- Date: 10–16 April
- Edition: 4th
- Category: Grand Prix
- Draw: 32S / 16D
- Prize money: $93,400
- Surface: Clay / outdoor
- Location: Athens, Greece

Champions

Singles
- Ronald Agénor

Doubles
- Claudio Panatta / Tomáš Šmíd
- ← 1988 · ATP Athens Open · 1990 →

= 1989 Athens Open =

The 1989 Athens Open was a men's tennis tournament played on outdoor clay courts in Athens in Greece that was part of the 1989 Nabisco Grand Prix.

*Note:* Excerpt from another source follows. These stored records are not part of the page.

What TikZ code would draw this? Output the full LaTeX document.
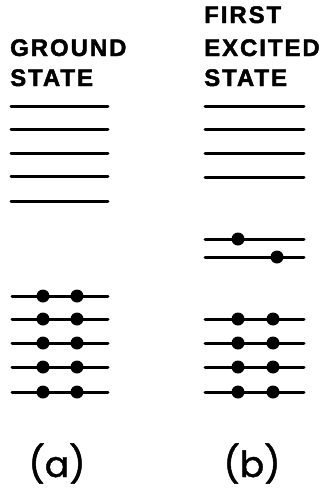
\documentclass[tikz,border=0pt]{standalone}
\usepackage{fontspec}
\newfontfamily\headfont{Liberation Sans}[LetterSpace=8,FakeBold=1.8]
\newfontfamily\labfont{Poppins}[FakeBold=1.2]
\begin{document}
\begin{tikzpicture}[x=1pt,y=-1pt,
  level/.style={line width=3pt,line cap=round},
  electron/.style={circle,fill=black,inner sep=0pt,minimum size=13pt},
  head/.style={anchor=base west,inner sep=0pt,font=\headfont\bfseries\fontsize{24}{24}\selectfont},
  lab/.style={anchor=base,inner sep=0pt,font=\labfont\fontsize{36}{36}\selectfont}]
\useasboundingbox (0,0) rectangle (326,490);
% headings
\node[head] (g1) at (10,56) {GROUND};
\node[head] (g2) at (10,86) {STATE};
\node[head] (e1) at (204,23) {FIRST};
\node[head] (e2) at (204,56) {EXCITED};
\node[head] (e3) at (204,86) {STATE};
% ground state empty levels
\foreach \y [count=\i] in {106,129,153,176,201}{
  \coordinate (ga\i) at (11,\y); \coordinate (gb\i) at (108,\y);
  \draw[level] (ga\i) -- (gb\i);}
% ground state filled levels
\foreach \y [count=\i] in {296,319,343,367,392}{
  \coordinate (fa\i) at (12,\y); \coordinate (fb\i) at (108,\y);
  \draw[level] (fa\i) -- (fb\i);
  \node[electron] (gl\i) at (43,\y) {};
  \node[electron] (gr\i) at (77,\y) {};}
% excited state empty levels
\foreach \y [count=\i] in {106,129,153,177}{
  \coordinate (ea\i) at (205,\y); \coordinate (eb\i) at (304,\y);
  \draw[level] (ea\i) -- (eb\i);}
% excited partially filled levels
\coordinate (pa1) at (205,239); \coordinate (pb1) at (304,239);
\coordinate (pa2) at (205,257); \coordinate (pb2) at (304,257);
\draw[level] (pa1) -- (pb1);
\draw[level] (pa2) -- (pb2);
\node[electron] (x1) at (238,239) {};
\node[electron] (x2) at (277,257) {};
% excited filled levels
\foreach \y [count=\i] in {319,343,367,392}{
  \coordinate (ha\i) at (205,\y); \coordinate (hb\i) at (304,\y);
  \draw[level] (ha\i) -- (hb\i);
  \node[electron] (el\i) at (238,\y) {};
  \node[electron] (er\i) at (273,\y) {};}
% labels
\node[lab] (la) at (57,477) {(a)};
\node[lab] (lb) at (252,477) {(b)};
\end{tikzpicture}
\end{document}
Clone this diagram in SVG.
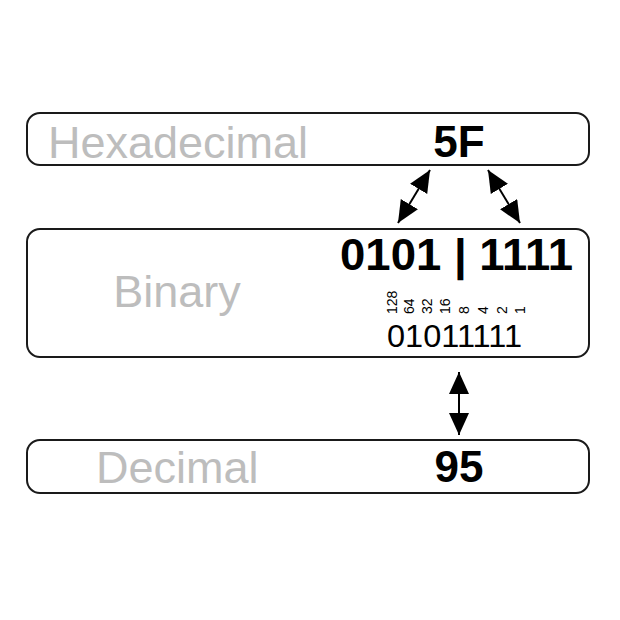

It was the fourth edition of the tournament and was held from 10 April through 16 April 1989. Second-seeded Ronald Agénor won the singles title.

==Finals==

===Singles===

 Ronald Agénor defeated SWE Kent Carlsson 6–3, 6–4
- It was Agénor's only singles title of the year and the 1st of his career.

===Doubles===

ITA Claudio Panatta / CSK Tomáš Šmíd defeated Gustavo Giussani / Gerardo Mirad 6–3, 6–2
- It was Panatta's only title of the year and the 7th of his career. It was Šmíd's 2nd title of the year and the 62nd of his career.